The structure of the Interdisciplinary Concentration differs considerably from that of other dual majors. In the Combined Majors and the Joint Fields, the administrative responsibility is shared by the Departments involved. For Soc Rel's special concentration, the relationship with the allied field is unofficial; the Soc Rel Department administers the entire scheme. The eight people in the program are listed as Soc Rel majors and the allied Department has no responsibility for the combination.

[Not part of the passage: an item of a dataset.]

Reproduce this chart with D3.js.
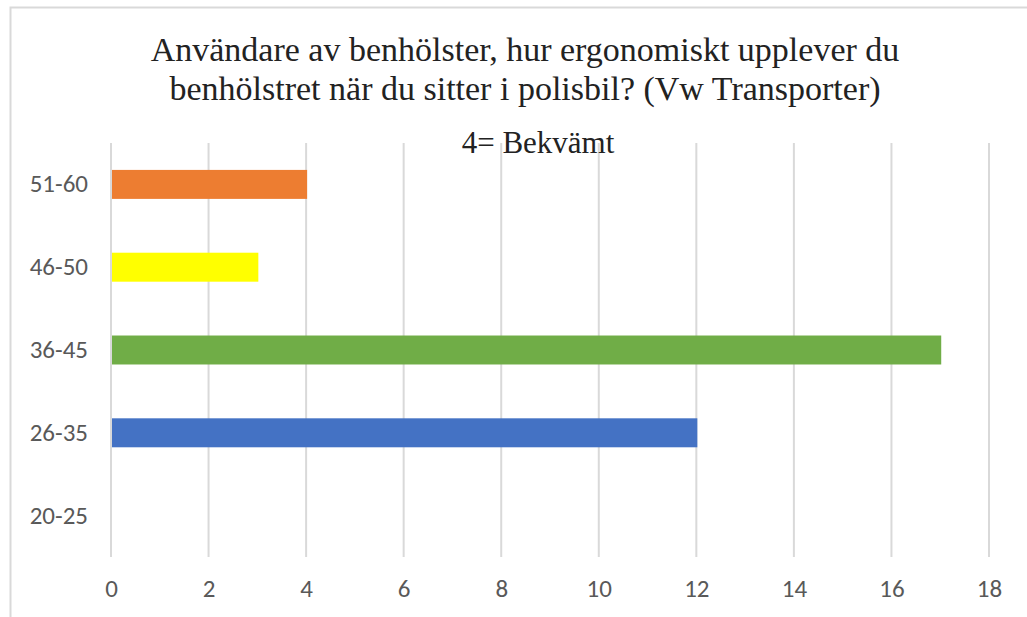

Thus, the Rules Relating to College Studies does not contradict itself when it states that "the Department of Economics will accept no concentrators in combined fields" and elsewhere says in regard to Soc Rel that "some students may want to focus their work on a particular topic or theme that requires considerable work in a related field. For example, the study of social problems in underdeveloped countries might call for substantial work in Economics....Students wishing to pursue an interdisciplinary tutorial of this kind will be required to take five full courses in Social Relations and two full courses, directly related to their interdisciplinary goal, outside the Department." A person who wants to combine Soc Rel and Economics comes in the back door of the Economics Department, takes two full courses, and leaves for the tutorial which he hopes will integrate the course work from both fields.
To get into the Interdisciplinary Concentration, the applicant has to convince the Board of Tutors that he has a workable academic program. This means (1) submitting to the tutors a petition which includes a detailed outline of course work leading to a manageable thesis; (2) the name of some tutor in the University willing to accept the student and qualified to direct his work, and (3) his previous academic record. The Soc Rel tutors do not like to consider the special concentration as elitist; is is "not better, only different." But they still want candidates in Group III or above.
It is curious that a Department which deals with everything from ethology to bureaucracy fails to stipulate concentration and distribution requirements for Honors candidates. But some specificity is needed in concentration. One reason for the success of the interdisciplinary venture is that it forces the student to choose a specific aspect of Soc Rel and apply it to a specific aspect of a related field. For example, a Radcliffe senior in Soc Rel and Middle Eastern Studies centered her work around social psychology in the Social Relations Department and on Egypt in Middle Eastern Studies. She is writing her thesis on the social psychological aspects of the Egyptian revolution of 1952.
The program still leaves sufficient room for appealing Gen Ed courses, since the seven courses required for concentration are only one more than is needed for regular Honors.